Description: Until quite recently, the terms ‘migration’ and ‘exile’ were contiguous, if not synonymous. The experience of dislocation is common to both, and migration, even when undertaken voluntarily, is often seen as a form of exile from one’s native land. If migration denotes physical movement, exile is a psychic condition, a feeling, a state of being (displaced). Not surprisingly, therefore, exile has been a powerful theme in literature and cinema, in song and poetry, in art and painting. The relationship between physical and spiritual exile is explored in multiple ways and often through formal experimentation. In her review of Snow (2004) written in exile by the Turkish novelist Orhan Parmuk, Margaret Atwood notes some of the narrative extravagances that the depiction of inner turmoil produces. The protagonist Ka is a journalist who returns to his native Turkey from political exile in Frankfurt. His profession allows him to channel a number of opposing viewpoints and diverse genre elements. Atwood writes: “Like Pamuk’s other novels, ‘Snow’ is an in-depth tour of the divided, hopeful, desolate, mystifying Turkish soul.” It’s the story of Ka, a gloomy but appealing poet who hasn’t written anything in years. But Ka is not his own narrator: by the time of the telling he has been assassinated, and his tale is pieced together by an “old friend” of his who just happens to be named Orhan.”

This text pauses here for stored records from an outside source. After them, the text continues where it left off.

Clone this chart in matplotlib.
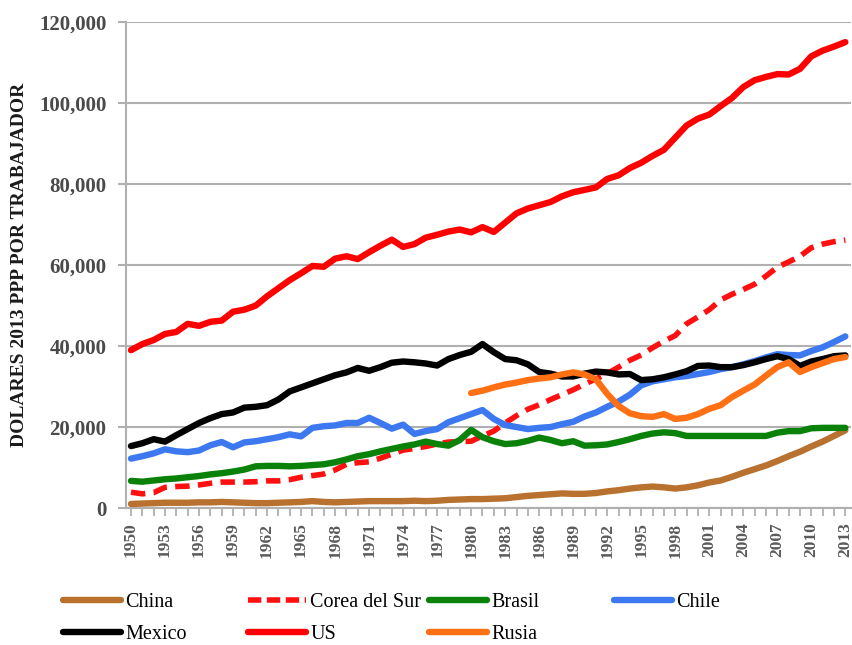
import matplotlib
matplotlib.use("Agg")
import matplotlib.pyplot as plt
from matplotlib.lines import Line2D

years = list(range(1950, 2014))
rusia_years = list(range(1980, 2014))

china = [1000, 1100, 1200, 1300, 1300, 1300, 1400, 1400, 1500, 1400,
         1300, 1200, 1200, 1300, 1400, 1500, 1700, 1500, 1400, 1500,
         1600, 1700, 1700, 1700, 1700, 1800, 1700, 1800, 2000, 2100,
         2200, 2200, 2300, 2400, 2700, 3000, 3200, 3400, 3600, 3500,
         3500, 3700, 4100, 4400, 4800, 5100, 5300, 5100, 4800, 5100,
         5600, 6300, 6800, 7700, 8700, 9600, 10500, 11600, 12800, 13900,
         15200, 16400, 17800, 19200]
corea = [3900, 3500, 3800, 5100, 5300, 5400, 5700, 6100, 6400, 6400,
         6400, 6500, 6700, 6700, 7000, 7600, 8000, 8400, 9400, 10800,
         11200, 11400, 12300, 13300, 14300, 14700, 15200, 15800, 16300, 16400,
         16500, 17800, 19000, 21000, 22800, 24400, 25500, 26800, 28000, 29200,
         30600, 31900, 33200, 34800, 36500, 37800, 39600, 41200, 42600, 45500,
         47200, 49000, 51400, 52800, 54000, 55300, 57300, 59500, 60800, 62200,
         64300, 65200, 65800, 66200]
brasil = [6700, 6500, 6800, 7100, 7300, 7600, 7900, 8300, 8600, 9000,
          9500, 10300, 10400, 10400, 10300, 10400, 10600, 10800, 11300, 12000,
          12800, 13300, 14000, 14600, 15200, 15700, 16400, 15800, 15400, 16800,
          19300, 17500, 16500, 15800, 16000, 16600, 17400, 16800, 16000, 16500,
          15400, 15500, 15700, 16300, 17000, 17800, 18400, 18700, 18500, 17800,
          17800, 17800, 17800, 17800, 17800, 17800, 17800, 18600, 19000, 19000,
          19700, 19800, 19800, 19800]
chile = [12200, 12800, 13500, 14500, 14000, 13800, 14200, 15500, 16300, 15000,
         16200, 16500, 17000, 17500, 18200, 17700, 19800, 20200, 20400, 21000,
         21000, 22300, 21000, 19600, 20600, 18300, 19000, 19500, 21200, 22200,
         23200, 24200, 22000, 20500, 20000, 19500, 19800, 20000, 20700, 21300,
         22600, 23600, 25000, 26300, 28000, 30300, 31300, 31800, 32300, 32600,
         33100, 33600, 34300, 34800, 35500, 36300, 37200, 38000, 37800, 37700,
         38800, 39700, 41000, 42400]
mexico = [15300, 16000, 17000, 16400, 18000, 19500, 21000, 22200, 23200, 23600,
          24800, 25000, 25400, 26800, 28800, 29800, 30800, 31800, 32800, 33500,
          34600, 33900, 34800, 35900, 36200, 36000, 35700, 35200, 36800, 37800,
          38600, 40500, 38500, 36800, 36500, 35500, 33600, 33200, 32500, 32500,
          33200, 33700, 33500, 33000, 33100, 31600, 31800, 32300, 33000, 33800,
          35100, 35200, 34800, 34800, 35300, 36000, 36800, 37500, 36800, 35100,
          36200, 36800, 37500, 37700]
us = [39000, 40500, 41500, 43000, 43500, 45500, 45000, 46000, 46300, 48500,
      49000, 50000, 52300, 54300, 56300, 58000, 59800, 59600, 61600, 62200,
      61500, 63200, 64800, 66300, 64500, 65200, 66800, 67500, 68300, 68800,
      68100, 69400, 68200, 70500, 72800, 74000, 74800, 75600, 77000, 78000,
      78600, 79200, 81300, 82200, 84000, 85300, 87000, 88500, 91500, 94500,
      96200, 97200, 99300, 101300, 104000, 105700, 106500, 107200, 107100, 108500,
      111600, 113000, 114000, 115100]
rusia = [28400, 29000, 29800, 30500, 31000, 31600, 32000, 32300, 33000, 33500,
         33000, 31800, 28200, 25200, 23400, 22700, 22500, 23200, 22000, 22300,
         23200, 24500, 25400, 27400, 29000, 30500, 32700, 34800, 36000, 33600,
         34800, 35800, 36800, 37300]

series_names = ["China", "Corea del Sur", "Brasil", "Chile", "Mexico", "US", "Rusia"]
y_ticks = [0, 20000, 40000, 60000, 80000, 100000, 120000]
x_tick_years = list(range(1950, 2014, 3))

colors = {"China": "#B8712F", "Corea del Sur": "#FF1010", "Brasil": "#0A820A",
          "Chile": "#3C78F0", "Mexico": "#000000", "US": "#FF0000", "Rusia": "#FF7015"}

serif = ["Liberation Serif", "DejaVu Serif"]

fig = plt.figure(figsize=(8.52, 6.45), dpi=100)
ax = fig.add_axes([126 / 852, 1 - 508 / 645, 725 / 852, (508 - 22.3) / 645])

lw = 4.6
data = {"China": (years, china), "Corea del Sur": (years, corea), "Brasil": (years, brasil),
        "Chile": (years, chile), "Mexico": (years, mexico), "US": (years, us),
        "Rusia": (rusia_years, rusia)}
handles = {}
for name in series_names:
    xs, ys = data[name]
    if name == "Corea del Sur":
        ln, = ax.plot(xs, ys, color=colors[name], lw=4.0, linestyle=(0, (2.6, 1.5)),
                      dash_capstyle="butt", zorder=3)
    else:
        ln, = ax.plot(xs, ys, color=colors[name], lw=lw, solid_joinstyle="round",
                      solid_capstyle="round", zorder=3)
    handles[name] = ln

ax.set_xlim(1949.56, 2013.5)
ax.set_ylim(0, 120000)
ax.set_yticks(y_ticks)
ax.set_yticklabels([f"{v:,}" for v in y_ticks])
ax.set_xticks(x_tick_years)
ax.set_xticklabels([str(y) for y in x_tick_years], rotation=90)
ax.set_xticks(years, minor=True)

grid_c = "#B0B0B0"
ax.grid(axis="y", color=grid_c, lw=1.5, zorder=1)
for s in ["top", "right"]:
    ax.spines[s].set_visible(False)
for s in ["left", "bottom"]:
    ax.spines[s].set_color(grid_c)
    ax.spines[s].set_linewidth(1.5)
ax.tick_params(axis="y", colors=grid_c, length=6, width=1.5, labelcolor="#4a4a4a",
               labelsize=15, pad=8)
ax.tick_params(axis="x", which="both", colors=grid_c, length=5.5, width=1.3,
               labelcolor="#5a5a5a", labelsize=12.5, pad=5)
for lab in ax.get_yticklabels() + ax.get_xticklabels():
    lab.set_family(serif)
    lab.set_fontweight("bold")

ax.set_ylabel("DOLARES 2013 PPP POR TRABAJADOR", family=serif,
              fontweight="bold", fontsize=14, color="#1a1a1a", labelpad=8)

# legend: four columns at fixed positions (handle start x in pixels)
col_x = [63, 248, 429, 614]
columns = [["China", "Mexico"], ["Corea del Sur", "US"], ["Brasil", "Rusia"], ["Chile"]]
for cx, names in zip(col_x, columns):
    hs = []
    for n in names:
        h = handles[n]
        if n == "Corea del Sur":
            hs.append(Line2D([], [], color=h.get_color(), lw=4.0, linestyle=(0, (2.4, 1.0)),
                             dash_capstyle="butt"))
        else:
            hs.append(Line2D([], [], color=h.get_color(), lw=4.6, solid_capstyle="round"))
    yc = (1 - 618.5 / 645) if len(names) == 2 else (1 - 602 / 645)
    fig.legend(hs, names, loc="center left", bbox_to_anchor=(cx / 852, yc), frameon=False,
               handlelength=2.9, handletextpad=0.2, labelspacing=0.65, borderpad=0,
               borderaxespad=0, prop={"family": serif, "size": 14.5})

fig.savefig("out.png", dpi=100)
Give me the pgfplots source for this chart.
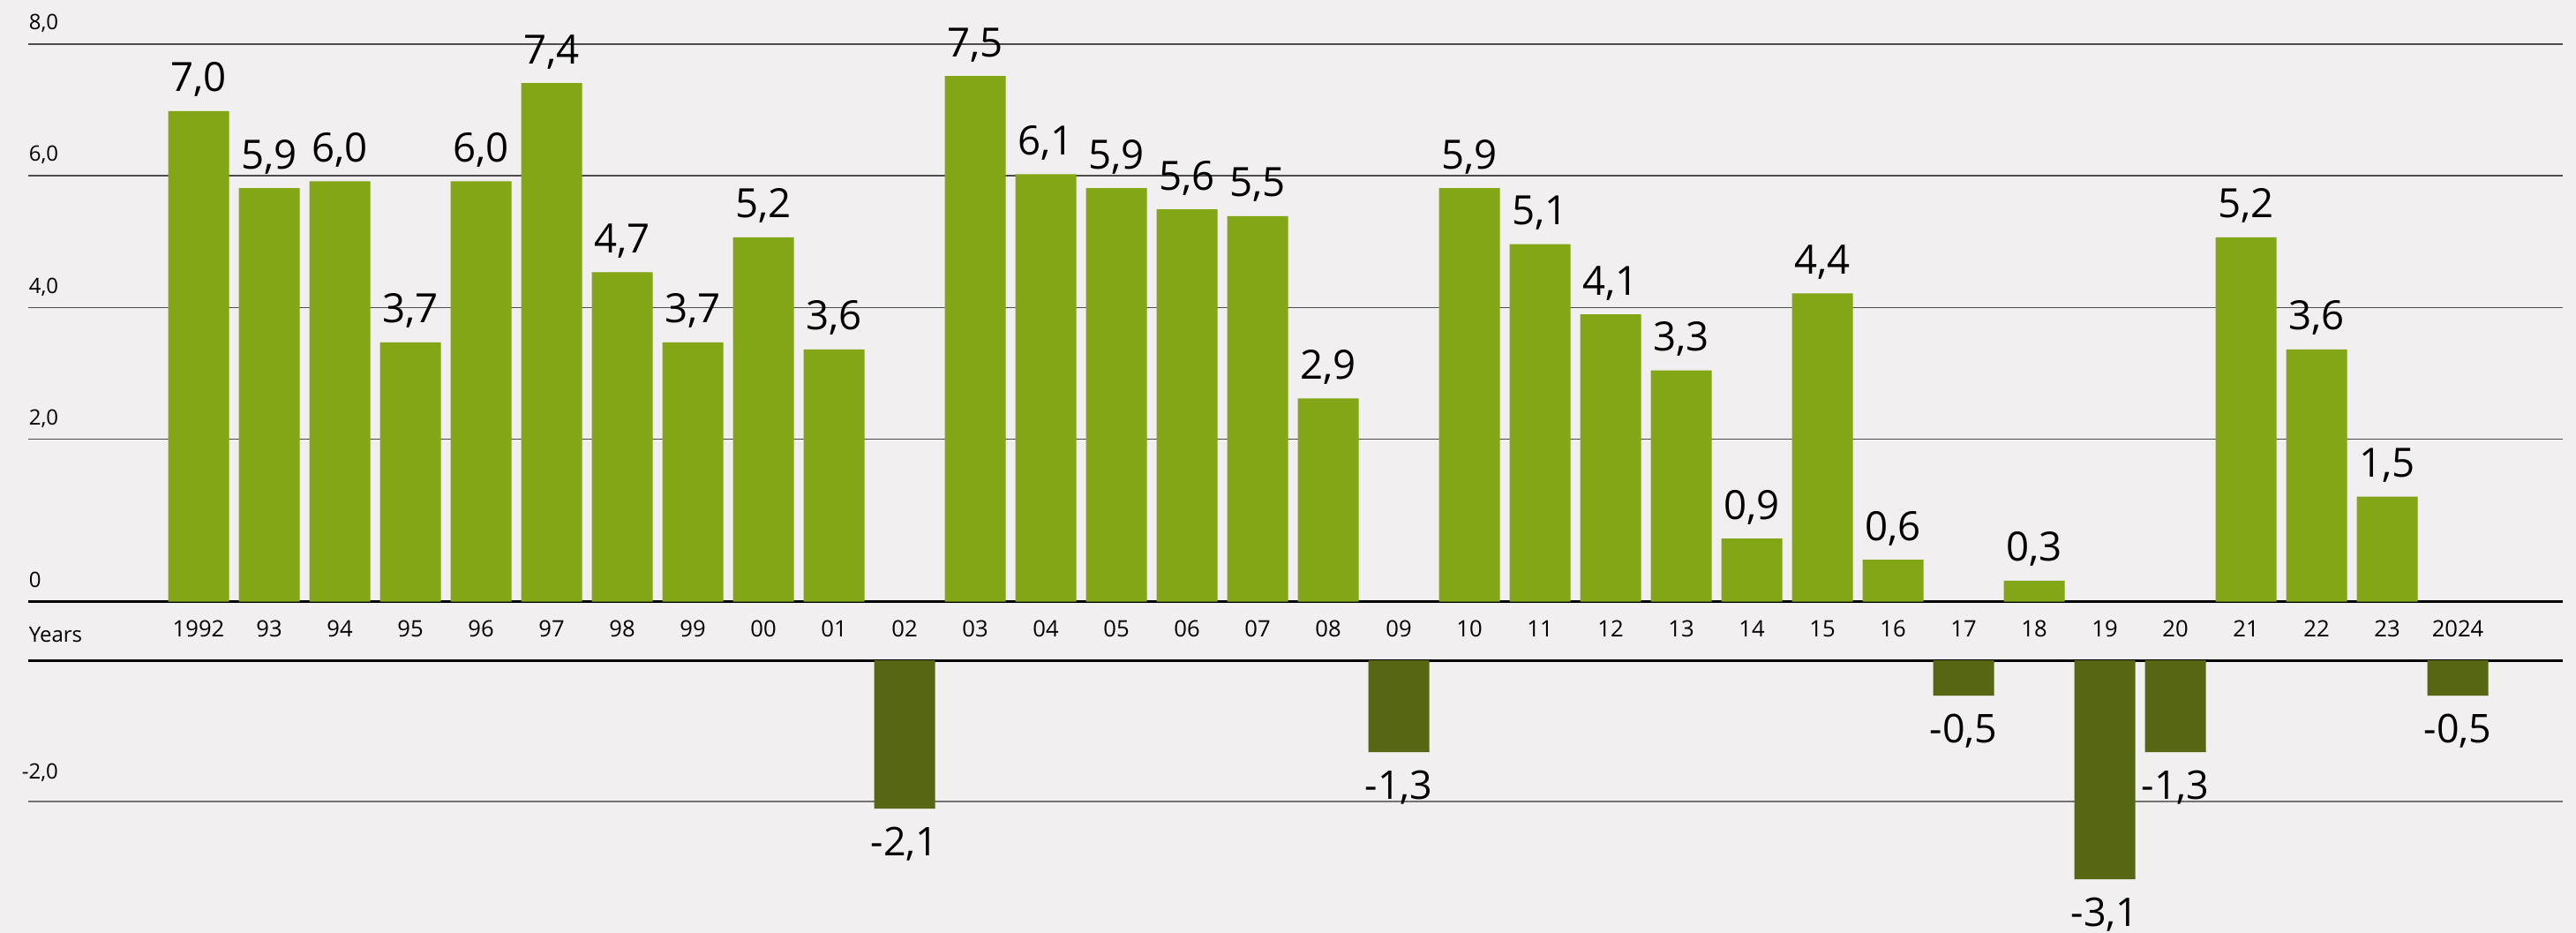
\documentclass[border=0pt]{standalone}
\usepackage{fontspec}
\setmainfont{Open Sans}
\usepackage{pgfplots}
\pgfplotsset{compat=1.18}
\usepackage{pgfplotstable}
\definecolor{bg}{RGB}{241,239,240}
\definecolor{gpos}{RGB}{130,166,21}
\definecolor{gneg}{RGB}{86,102,18}

\pgfplotstableread{
x y lab
0 7.0 7,0
1 5.9 5,9
2 6.0 6,0
3 3.7 3,7
4 6.0 6,0
5 7.4 7,4
6 4.7 4,7
7 3.7 3,7
8 5.2 5,2
9 3.6 3,6
11 7.5 7,5
12 6.1 6,1
13 5.9 5,9
14 5.6 5,6
15 5.5 5,5
16 2.9 2,9
18 5.9 5,9
19 5.1 5,1
20 4.1 4,1
21 3.3 3,3
22 0.9 0,9
23 4.4 4,4
24 0.6 0,6
26 0.3 0,3
29 5.2 5,2
30 3.6 3,6
31 1.5 1,5
}\postable

\pgfplotstableread{
x y lab
10 -2.1 -2,1
17 -1.3 -1,3
25 -0.5 -0,5
27 -3.1 -3,1
28 -1.3 -1,3
32 -0.5 -0,5
}\negtable

\begin{document}
\begin{tikzpicture}
\useasboundingbox (0,0) rectangle (729.75pt,264.25pt);
\fill[bg] (0,0) rectangle (729.75pt,264.25pt);
\begin{axis}[
  at={(8pt,93.825pt)}, anchor=south west,
  x=20pt, y=19.85pt,
  xmin=-2.4125, xmax=33.4875, ymin=0, ymax=8.1,
  ybar, bar width=17.25pt,
  axis line style={draw=none}, major tick length=0pt,
  ytick={2.322,4.199,6.08,7.956},
  yticklabels={2{,}0,4{,}0,6{,}0,8{,}0},
  extra y ticks={0}, extra y tick labels={0},
  extra y tick style={grid style={draw=black, line width=0.8pt}},
  ymajorgrids, grid style={draw=black!70, line width=0.35pt},
  yticklabel style={anchor=base west, inner sep=0pt, yshift=4pt, font=\fontsize{6}{7}\selectfont},
  xtick={0,...,32},
  xticklabels={1992,93,94,95,96,97,98,99,00,01,02,03,04,05,06,07,08,09,10,11,12,13,14,15,16,17,18,19,20,21,22,23,2024},
  xticklabel style={anchor=base, inner sep=0pt, yshift=-10pt, font=\fontsize{6.4}{7}\selectfont},
  clip=false,
  point meta=explicit symbolic,
]
\addplot[fill=gpos, draw=none, nodes near coords,
  every node near coord/.append style={anchor=base, inner sep=0pt, yshift=5.5pt, font=\fontsize{11.4}{13}\selectfont, text=black}]
  table[x=x, y=y, meta=lab]{\postable};
\node[anchor=base west, inner sep=0pt, font=\fontsize{6}{7}\selectfont, yshift=-11.5pt] at (rel axis cs:0,0) {Years};
\end{axis}
\begin{axis}[
  at={(8pt,0pt)}, anchor=south west,
  x=20pt, y=20pt,
  xmin=-2.4125, xmax=33.4875, ymin=-3.86, ymax=0,
  ybar, bar width=17.25pt,
  axis line style={draw=none}, major tick length=0pt,
  ytick={-2}, yticklabels={-2{,}0},
  extra y ticks={0}, extra y tick labels={},
  extra y tick style={grid style={draw=black, line width=0.8pt}},
  ymajorgrids, grid style={draw=black!55, line width=0.35pt},
  yticklabel style={anchor=base west, inner sep=0pt, yshift=6.4pt, xshift=-2pt, font=\fontsize{6}{7}\selectfont},
  xtick=\empty,
  clip=false,
  point meta=explicit symbolic,
]
\addplot[fill=gneg, draw=none, nodes near coords,
  every node near coord/.append style={anchor=north, inner sep=0pt, yshift=-5pt, font=\fontsize{11.2}{13}\selectfont, text=black}]
  table[x=x, y=y, meta=lab]{\negtable};
\end{axis}
\end{tikzpicture}
\end{document}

Gloom and melancholy is the exile’s condition. In a film called The Tenant (1976), Polish filmmaker Roman Polanski explores a Jewish migrant’s isolation in a searing drama set in Paris. The tenant, Trelkovsky, slowly takes on the persona of the woman whose room he occupies and whose attempted suicide has left her in a vegetative state. Hovering between silence and language (French is not his native tongue), madness and sanity, and reality and hallucination, the character’s foreignness translates into his existential anonymity. As a tenant he occupies space that is not his own.

The age of globalization makes of the exile its characteristic figure, as artists of all stripes explore their own and their contemporaries’ shifting notions of identity and belonging.

S.C. 2016

 

“The statue of any hero in the Prado or Avenida Central is almost always that of a man who was familiar with the bitter bread of a stranger in a foreign land… It has been estimated that, at the close of the nineteenth century, the number of Latin American exiles in Paris alone reached into the hundreds.”